> GIVEN REQUEST
Exact reproduction of the data is required, with images excluded.

> MATERIAL PROVIDED
▬▬▬▬▬▬▬▬▬▬

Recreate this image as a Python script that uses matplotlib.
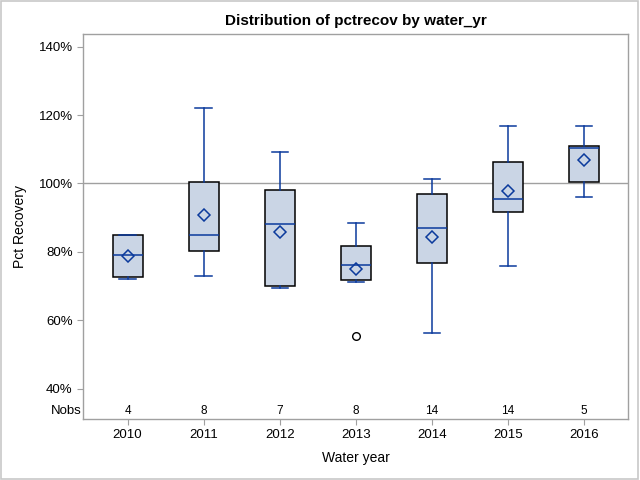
import matplotlib.pyplot as plt
from matplotlib.patches import Rectangle

plt.rcParams['font.family'] = ['Liberation Sans', 'DejaVu Sans']

# data (percent)
years = ["2010", "2011", "2012", "2013", "2014", "2015", "2016"]
nobs = [4, 8, 7, 8, 14, 14, 5]
whislo = [72.0, 72.9, 69.4, 71.1, 56.2, 75.9, 96.0]
q1 = [72.6, 80.2, 69.9, 71.7, 76.7, 91.6, 100.35]
med = [79.0, 84.85, 88.1, 76.1, 86.9, 95.4, 110.3]
q3 = [84.85, 100.35, 98.0, 81.6, 96.8, 106.2, 110.9]
whishi = [84.85, 122.0, 109.1, 88.4, 101.4, 116.7, 116.7]
means = [78.8, 90.7, 85.7, 75.1, 84.3, 97.8, 106.8]
outliers = [[], [], [], [55.3], [], [], []]

blue = "#0B3A9C"
fill = "#CAD5E5"
grey = "#A0A0A0"

stats = []
for i in range(len(years)):
    stats.append({"label": years[i], "whislo": whislo[i], "q1": q1[i], "med": med[i],
                  "q3": q3[i], "whishi": whishi[i], "mean": means[i], "fliers": outliers[i]})

fig = plt.figure(figsize=(6.4, 4.8), dpi=100)
ax = fig.add_axes([0.1297, 0.1271, 0.852, 0.8014])

ax.axhline(100, color=grey, lw=1.0, zorder=1)

ax.bxp(stats, positions=range(len(years)), widths=0.394, patch_artist=True,
       showmeans=True, showfliers=True,
       boxprops=dict(facecolor=fill, edgecolor="black", linewidth=1.1),
       medianprops=dict(color=blue, linewidth=1.1),
       whiskerprops=dict(color=blue, linewidth=1.1),
       capprops=dict(color=blue, linewidth=1.1),
       capwidths=0.214,
       meanprops=dict(marker="D", markerfacecolor="none", markeredgecolor=blue,
                      markersize=6, markeredgewidth=1.1),
       flierprops=dict(marker="o", markerfacecolor="none", markeredgecolor="black",
                       markersize=5.5, markeredgewidth=1.0),
       zorder=3)

ax.set_xlim(-0.585, 6.58)
ax.set_ylim(31.1, 143.6)
ax.set_yticks([40, 60, 80, 100, 120, 140])
ax.set_yticklabels(["40%", "60%", "80%", "100%", "120%", "140%"])
ax.set_xticks(range(len(years)))
ax.set_xticklabels(years)

for s in ax.spines.values():
    s.set_color(grey)
    s.set_linewidth(1.0)
ax.tick_params(axis="both", colors=grey, labelcolor="black", labelsize=9.5,
               length=4, width=0.8)

# Nobs row
for i, n in enumerate(nobs):
    ax.text(i, 33.3, str(n), ha="center", va="center", fontsize=8.5)
ax.text(-0.0022, 33.3, "Nobs", ha="right", va="center", fontsize=9.5,
        transform=ax.get_yaxis_transform())

ax.set_xlabel("Water year", fontsize=10, labelpad=7)
ax.set_ylabel("Pct Recovery", fontsize=10, labelpad=8)
ax.set_title("Distribution of pctrecov by water_yr", fontsize=11, fontweight="bold", pad=7)

fig.patches.append(Rectangle((0.0015, 0.003), 0.996, 0.994, transform=fig.transFigure,
                             fill=False, edgecolor="#C8C8C8", lw=1.2))

fig.savefig("out.png", dpi=100)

▬▬▬▬▬▬▬▬▬▬

> FULL RESPONSE
Recreate this image as a Python script that uses matplotlib.
import matplotlib.pyplot as plt
from matplotlib.patches import Rectangle

plt.rcParams['font.family'] = ['Liberation Sans', 'DejaVu Sans']

# data (percent)
years = ["2010", "2011", "2012", "2013", "2014", "2015", "2016"]
nobs = [4, 8, 7, 8, 14, 14, 5]
whislo = [72.0, 72.9, 69.4, 71.1, 56.2, 75.9, 96.0]
q1 = [72.6, 80.2, 69.9, 71.7, 76.7, 91.6, 100.35]
med = [79.0, 84.85, 88.1, 76.1, 86.9, 95.4, 110.3]
q3 = [84.85, 100.35, 98.0, 81.6, 96.8, 106.2, 110.9]
whishi = [84.85, 122.0, 109.1, 88.4, 101.4, 116.7, 116.7]
means = [78.8, 90.7, 85.7, 75.1, 84.3, 97.8, 106.8]
outliers = [[], [], [], [55.3], [], [], []]

blue = "#0B3A9C"
fill = "#CAD5E5"
grey = "#A0A0A0"

stats = []
for i in range(len(years)):
    stats.append({"label": years[i], "whislo": whislo[i], "q1": q1[i], "med": med[i],
                  "q3": q3[i], "whishi": whishi[i], "mean": means[i], "fliers": outliers[i]})

fig = plt.figure(figsize=(6.4, 4.8), dpi=100)
ax = fig.add_axes([0.1297, 0.1271, 0.852, 0.8014])

ax.axhline(100, color=grey, lw=1.0, zorder=1)

ax.bxp(stats, positions=range(len(years)), widths=0.394, patch_artist=True,
       showmeans=True, showfliers=True,
       boxprops=dict(facecolor=fill, edgecolor="black", linewidth=1.1),
       medianprops=dict(color=blue, linewidth=1.1),
       whiskerprops=dict(color=blue, linewidth=1.1),
       capprops=dict(color=blue, linewidth=1.1),
       capwidths=0.214,
       meanprops=dict(marker="D", markerfacecolor="none", markeredgecolor=blue,
                      markersize=6, markeredgewidth=1.1),
       flierprops=dict(marker="o", markerfacecolor="none", markeredgecolor="black",
                       markersize=5.5, markeredgewidth=1.0),
       zorder=3)

ax.set_xlim(-0.585, 6.58)
ax.set_ylim(31.1, 143.6)
ax.set_yticks([40, 60, 80, 100, 120, 140])
ax.set_yticklabels(["40%", "60%", "80%", "100%", "120%", "140%"])
ax.set_xticks(range(len(years)))
ax.set_xticklabels(years)

for s in ax.spines.values():
    s.set_color(grey)
    s.set_linewidth(1.0)
ax.tick_params(axis="both", colors=grey, labelcolor="black", labelsize=9.5,
               length=4, width=0.8)

# Nobs row
for i, n in enumerate(nobs):
    ax.text(i, 33.3, str(n), ha="center", va="center", fontsize=8.5)
ax.text(-0.0022, 33.3, "Nobs", ha="right", va="center", fontsize=9.5,
        transform=ax.get_yaxis_transform())

ax.set_xlabel("Water year", fontsize=10, labelpad=7)
ax.set_ylabel("Pct Recovery", fontsize=10, labelpad=8)
ax.set_title("Distribution of pctrecov by water_yr", fontsize=11, fontweight="bold", pad=7)

fig.patches.append(Rectangle((0.0015, 0.003), 0.996, 0.994, transform=fig.transFigure,
                             fill=False, edgecolor="#C8C8C8", lw=1.2))

fig.savefig("out.png", dpi=100)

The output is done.